Os deputados, por exemplo, recebem salário, até R$ 60 mil para contratar funcionários e ajuda de custo de, no mínimo, R$ 23 mil – incluindo passagens aéreas para os eleitos pelo próprio Distrito Federal, que a rigor na precisariam de passagens para voltar ao Estado de origem. Caso haja reajuste nos salários, para perto de R$ 20 mil, os parlamentares não prometem reduzir despesas extras. Técnicos do Executivo já argumentaram que o aumento não está previsto no orçamento 2011.

Nem ético, nem econômico

Abramo avalia que os reajustes para parlamentares, se vierem, devem ser ligados necessariamente às medidas de contenção de gastos. “A dificuldade é que, fazendo isso, eles minam a estrutura que lhes permite se perpetuar no poder. São essas verbas extras que vitaminam campanhas, que fazem distribuir informações de divulgação de mandato e que dificultam a renovação nas duas Casas”, disse.

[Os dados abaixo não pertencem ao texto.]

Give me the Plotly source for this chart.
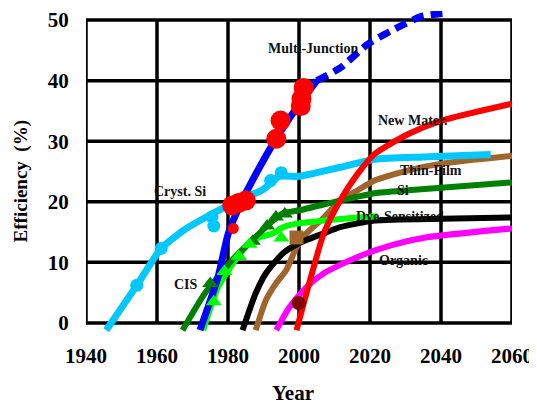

Além do aspecto econômico, o serviço público também demanda uma visão ética que está distante da cobrança dos parlamentares por aumento de salário. O filósofo e cientista político Roberto Romano, professor da Unicamp (Universidade Estadual de Campinas), acredita que a comparação deve ser feita com os vencimentos da população em geral, distante do nível de vida dos parlamentares.

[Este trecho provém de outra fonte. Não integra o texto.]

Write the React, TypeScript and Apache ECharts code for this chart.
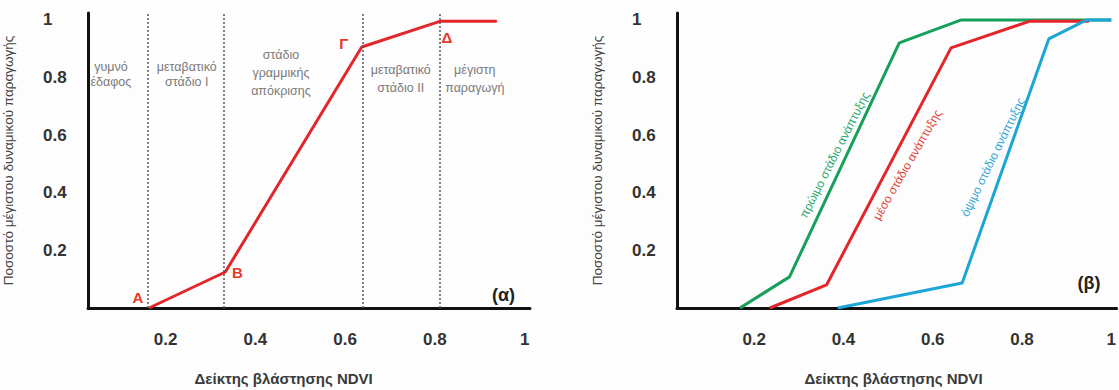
import React, { useEffect, useRef } from "react";
import * as echarts from "echarts";

// ---------- data ----------
const xTicks = [0.2, 0.4, 0.6, 0.8, 1];
const yTicks = [0.2, 0.4, 0.6, 0.8, 1];

// panel (α)
const stageBounds = [0.163, 0.333, 0.637, 0.811];
const responseCurve: [number, number][] = [
  [0.163, 0],
  [0.333, 0.125],
  [0.637, 0.906],
  [0.811, 0.995],
  [0.938, 0.995],
];
const pointLetters = ["Α", "Β", "Γ", "Δ", ""];
const stageNames = [
  "γυμνό\nέδαφος",
  "μεταβατικό\nστάδιο I",
  "στάδιο\nγραμμικής\nαπόκρισης",
  "μεταβατικό\nστάδιο II",
  "μέγιστη\nπαραγωγή",
];

// panel (β)
const earlyCurve: [number, number][] = [
  [0.168, 0],
  [0.279, 0.108],
  [0.525, 0.92],
  [0.664, 1.0],
  [1.0, 1.0],
];
const midCurve: [number, number][] = [
  [0.235, 0],
  [0.362, 0.08],
  [0.641, 0.903],
  [0.816, 0.995],
  [0.95, 0.995],
];
const lateCurve: [number, number][] = [
  [0.387, 0],
  [0.666, 0.087],
  [0.86, 0.934],
  [0.945, 1.0],
  [1.0, 1.0],
];
const curveNames = [
  "πρώιμο στάδιο ανάπτυξης",
  "μέσο στάδιο ανάπτυξης",
  "όψιμο στάδιο ανάπτυξης",
];

const yTitle = "Ποσοστό μέγιστου δυναμικού παραγωγής";
const xTitle = "Δείκτης βλάστησης NDVI";
const panelTags = ["(α)", "(β)"];

// ---------- layout / style ----------
const FONT = 'Arial, "Liberation Sans", sans-serif';
const RED = "#e3262a";
const GREEN = "#17a05a";
const BLUE = "#1ba6d6";
const letterOffsets = [
  [-11, -11],
  [12, 1],
  [-18, -3],
  [7, 16],
  [0, 0],
];
// label anchor positions in data coordinates
const stageLabelPos = [
  [0.078, 0.81],
  [0.247, 0.81],
  [0.457, 0.816],
  [0.724, 0.795],
  [0.889, 0.795],
];
const stageLineHeights = [15, 15, 18, 18, 18];
const curveLabelPos = [
  [0.38, 0.531, 63],
  [0.543, 0.497, 60],
  [0.735, 0.524, 64],
];
const curveLabelColors = ["#2ba86a", "#e0463a", "#35a7d6"];
const tagPos = [
  [0.953, 0.045],
  [0.95, 0.087],
];
// x-axis title centres (data x, in panel units) and baseline pixel row
const xTitlePos = [0.463, 0.512];

const X_MIN = 0.027;
const X_MAX = 1.012;
const Y_MAX = 1.024;

function makeXAxis(gridIndex: number) {
  return {
    type: "value",
    gridIndex,
    min: X_MIN,
    max: X_MAX,
    axisLine: { show: true, onZero: false, lineStyle: { color: "#111", width: 3 } },
    axisTick: { show: false },
    splitLine: { show: false },
    axisLabel: {
      customValues: xTicks,
      margin: 23,
      fontFamily: FONT,
      fontSize: 17,
      fontWeight: "bold",
      color: "#333",
      formatter: (v: number) => (v === 1 ? "1" : v.toFixed(1)),
    },
  };
}

function makeYAxis(gridIndex: number) {
  return {
    type: "value",
    gridIndex,
    min: 0,
    max: Y_MAX,
    name: yTitle,
    nameLocation: "middle",
    nameRotate: 90,
    nameGap: 73,
    nameTextStyle: { fontFamily: FONT, fontSize: 13.5, color: "#444" },
    axisLine: { show: true, onZero: false, lineStyle: { color: "#111", width: 3 } },
    axisTick: { show: false },
    splitLine: { show: false },
    axisLabel: {
      customValues: yTicks,
      align: "left",
      margin: 45,
      fontFamily: FONT,
      fontSize: 17,
      fontWeight: "bold",
      color: "#333",
      formatter: (v: number) => (v === 1 ? "1" : v.toFixed(1)),
    },
  };
}

export default function App() {
  const ref = useRef<HTMLDivElement>(null);

  useEffect(() => {
    if (!ref.current) return;
    const chart = echarts.init(ref.current, undefined, { renderer: "svg" });

    const lineBase = {
      type: "line",
      smooth: false,
      showSymbol: false,
      symbol: "none",
      silent: true,
      z: 3,
    };

    const option: any = {
      animation: false,
      backgroundColor: "#fdfdfd",
      grid: [
        { left: 88, top: 13, width: 442, height: 295 },
        { left: 677, top: 13, width: 442, height: 295 },
      ],
      xAxis: [makeXAxis(0), makeXAxis(1)],
      yAxis: [makeYAxis(0), makeYAxis(1)],
      series: [
        {
          ...lineBase,
          xAxisIndex: 0,
          yAxisIndex: 0,
          symbol: "circle",
          showSymbol: true,
          symbolSize: 1,
          itemStyle: { color: RED },
          lineStyle: { color: RED, width: 3 },
          label: {
            show: true,
            position: "inside",
            fontFamily: FONT,
            fontSize: 15,
            fontWeight: "bold",
            color: "#e5392b",
          },
          data: responseCurve.map((p, i) => ({
            value: p,
            label: {
              show: pointLetters[i] !== "",
              formatter: pointLetters[i],
              offset: letterOffsets[i],
            },
          })),
          markLine: {
            silent: true,
            symbol: "none",
            label: { show: false },
            lineStyle: { type: [2, 2], color: "#555", width: 1.5 },
            data: stageBounds.map((x) => ({ xAxis: x })),
          },
        },
        {
          ...lineBase,
          xAxisIndex: 1,
          yAxisIndex: 1,
          lineStyle: { color: GREEN, width: 3 },
          data: earlyCurve,
        },
        {
          ...lineBase,
          xAxisIndex: 1,
          yAxisIndex: 1,
          lineStyle: { color: RED, width: 3 },
          data: midCurve,
        },
        {
          ...lineBase,
          xAxisIndex: 1,
          yAxisIndex: 1,
          lineStyle: { color: BLUE, width: 3 },
          data: lateCurve,
        },
      ],
    };
    chart.setOption(option);

    const px = (g: number, p: number[]) =>
      chart.convertToPixel({ gridIndex: g } as any, [p[0], p[1]]) as number[];

    const graphics: any[] = [];
    stageNames.forEach((t, i) => {
      const [x, y] = px(0, stageLabelPos[i]);
      graphics.push({
        type: "text",
        x,
        y,
        silent: true,
        style: {
          text: t,
          align: "center",
          verticalAlign: "middle",
          fontFamily: FONT,
          fontSize: 12.5,
          lineHeight: stageLineHeights[i],
          fill: "#7a7a7a",
        },
      });
    });
    curveNames.forEach((t, i) => {
      const [x, y] = px(1, curveLabelPos[i]);
      graphics.push({
        type: "text",
        x,
        y,
        rotation: (curveLabelPos[i][2] * Math.PI) / 180,
        silent: true,
        style: {
          text: t,
          align: "center",
          verticalAlign: "middle",
          fontFamily: FONT,
          fontSize: 12,
          fill: curveLabelColors[i],
        },
      });
    });
    panelTags.forEach((t, i) => {
      const [x, y] = px(i, tagPos[i]);
      graphics.push({
        type: "text",
        x,
        y,
        silent: true,
        style: {
          text: t,
          align: "center",
          verticalAlign: "middle",
          fontFamily: FONT,
          fontSize: 18,
          fontWeight: "bold",
          fill: "#222",
        },
      });
    });
    xTitlePos.forEach((xv, i) => {
      const [x] = px(i, [xv, 0]);
      graphics.push({
        type: "text",
        x,
        y: 378,
        silent: true,
        style: {
          text: xTitle,
          align: "center",
          verticalAlign: "middle",
          fontFamily: FONT,
          fontSize: 15,
          fontWeight: "bold",
          fill: "#3a3a3a",
        },
      });
    });
    chart.setOption({ graphic: graphics });

    return () => chart.dispose();
  }, []);

  return (
    <div
      ref={ref}
      style={{ position: "fixed", left: 0, top: 0, width: 1119, height: 390, background: "#fdfdfd" }}
    />
  );
}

“Eles que reduzam o que recebem, porque não há justificativa para alguém que serve no Parlamento ter tantas benesses. Eles não precisam de reposição de inflação como um trabalhador comum”, afirmou. “É uma questão também ética e é muito simples: eles que comparem seus ganhos totais, com o que ganha a população média. A natureza da esfera pública não pode ser comparada à da privada.”

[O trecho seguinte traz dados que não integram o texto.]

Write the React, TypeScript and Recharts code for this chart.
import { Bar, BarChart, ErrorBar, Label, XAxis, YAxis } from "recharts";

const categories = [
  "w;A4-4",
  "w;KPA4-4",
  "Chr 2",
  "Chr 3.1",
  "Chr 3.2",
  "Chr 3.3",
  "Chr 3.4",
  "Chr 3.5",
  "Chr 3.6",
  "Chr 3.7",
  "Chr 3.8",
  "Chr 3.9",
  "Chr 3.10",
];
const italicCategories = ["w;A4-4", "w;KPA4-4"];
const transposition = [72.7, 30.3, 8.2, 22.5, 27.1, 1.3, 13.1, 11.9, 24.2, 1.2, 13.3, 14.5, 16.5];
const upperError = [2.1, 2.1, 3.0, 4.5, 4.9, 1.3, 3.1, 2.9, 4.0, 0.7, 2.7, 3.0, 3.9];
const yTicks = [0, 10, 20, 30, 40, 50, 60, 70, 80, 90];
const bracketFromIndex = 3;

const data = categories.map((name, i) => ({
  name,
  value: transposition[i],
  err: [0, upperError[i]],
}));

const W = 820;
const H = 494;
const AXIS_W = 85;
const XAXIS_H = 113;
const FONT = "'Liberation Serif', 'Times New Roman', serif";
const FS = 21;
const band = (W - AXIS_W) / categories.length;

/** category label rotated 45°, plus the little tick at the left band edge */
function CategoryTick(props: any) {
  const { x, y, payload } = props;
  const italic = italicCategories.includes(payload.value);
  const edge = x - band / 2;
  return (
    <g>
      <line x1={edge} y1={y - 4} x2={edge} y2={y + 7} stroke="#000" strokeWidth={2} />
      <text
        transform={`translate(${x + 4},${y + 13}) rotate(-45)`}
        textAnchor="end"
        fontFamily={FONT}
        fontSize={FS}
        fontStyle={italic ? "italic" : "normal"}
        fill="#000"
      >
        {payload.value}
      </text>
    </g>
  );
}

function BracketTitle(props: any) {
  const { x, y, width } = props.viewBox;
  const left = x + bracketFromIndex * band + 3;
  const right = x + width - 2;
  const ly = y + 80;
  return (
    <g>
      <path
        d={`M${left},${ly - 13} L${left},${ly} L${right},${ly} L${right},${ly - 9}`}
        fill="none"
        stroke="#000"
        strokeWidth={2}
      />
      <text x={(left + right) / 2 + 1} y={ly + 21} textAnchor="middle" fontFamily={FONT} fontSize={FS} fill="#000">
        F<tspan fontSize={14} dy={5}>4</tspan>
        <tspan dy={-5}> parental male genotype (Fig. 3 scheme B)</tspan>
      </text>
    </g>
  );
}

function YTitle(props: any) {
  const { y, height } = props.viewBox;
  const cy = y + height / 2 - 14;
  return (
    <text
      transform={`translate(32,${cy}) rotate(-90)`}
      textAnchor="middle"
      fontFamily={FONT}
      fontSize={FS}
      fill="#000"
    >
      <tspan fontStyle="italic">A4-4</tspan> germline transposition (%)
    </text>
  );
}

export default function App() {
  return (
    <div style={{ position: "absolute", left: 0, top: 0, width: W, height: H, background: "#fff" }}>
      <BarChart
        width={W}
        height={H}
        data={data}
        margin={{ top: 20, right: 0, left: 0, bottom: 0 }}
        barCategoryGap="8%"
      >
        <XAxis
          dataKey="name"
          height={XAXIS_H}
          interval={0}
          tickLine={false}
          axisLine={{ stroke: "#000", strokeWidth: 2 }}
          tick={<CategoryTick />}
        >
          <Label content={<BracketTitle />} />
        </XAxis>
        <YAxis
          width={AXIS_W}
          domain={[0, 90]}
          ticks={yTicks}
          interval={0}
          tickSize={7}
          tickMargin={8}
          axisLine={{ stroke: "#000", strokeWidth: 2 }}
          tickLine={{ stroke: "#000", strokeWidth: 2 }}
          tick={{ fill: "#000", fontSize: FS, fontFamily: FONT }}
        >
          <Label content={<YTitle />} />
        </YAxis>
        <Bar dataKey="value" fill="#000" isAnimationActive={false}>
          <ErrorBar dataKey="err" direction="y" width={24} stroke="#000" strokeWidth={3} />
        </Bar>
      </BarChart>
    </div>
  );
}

“A democracia é cara. Às vezes ela é impagável, sobretudo no Brasil. Os operadores do Estado, nos três poderes, acham que o contribuinte tem o dever de pagar e não receber nada em troca”, afirma. “No caso dos deputados e senadores, não há uma só prova de que eles precisam ganhar mais e manter mordomias. É uma visão que eles mantêm sem preocupação porque não há prestação de conta. Mas não é ético.”

Weber e Romano acreditam que os salários dos parlamentares já seriam o suficiente para nenhum deles apelar à corrupção. “Se eles ganharem o mesmo que um ministro do STF, como ainda desejam, haverá sujeira da mesma maneira”, disse o diretor executivo da Transparência Brasil. O filósofo completa: “Quantos deles entram pobres e saem milionários? Se ganharem o dobro, esses tipos não sumirão.”

Privado e público

Já para os cargos do Executivo, os especialistas vêem uma defasagem salarial que inviabiliza a contratação de altos funcionários que estejam no setor privado. Com mais de 20 anos de experiência em negociações desse tipo, Rosemary Sussenbach Costa, gerente da consultoria Place, diz que os cerca de R$ 10 mil pagos a ministros ficam muito abaixo da média de qualquer diretor de empresas medianas.

“Em São Paulo, um diretor de multinacional pode ganhar até R$ 50 mil. Isso afasta os mais jovens do poder público, porque quem não fez seu pé de meia jamais troca um lado pelo outro”, afirma ela. “Mas há também no setor público uma boa oportunidade de crescimento para mulheres, como a presidente eleita. Nas empresas privadas a ascensão das mulheres é mais difícil. São raras as executivas ricas e poderosas.”

Weber também vê fragilidades no sistema salarial do Poder Executivo. “O presidente da República nem sequer tem aposentadoria. É claro que existem possibilidades após a passagem pela Presidência, mas o Estado deveria pagar por isso. Assim como deveria pagar melhor aos ministros, para não terem de colocá-los na presidência de conselhos das estatais. Hoje, só assim dá para tentar trazer gente dinâmica”, diz.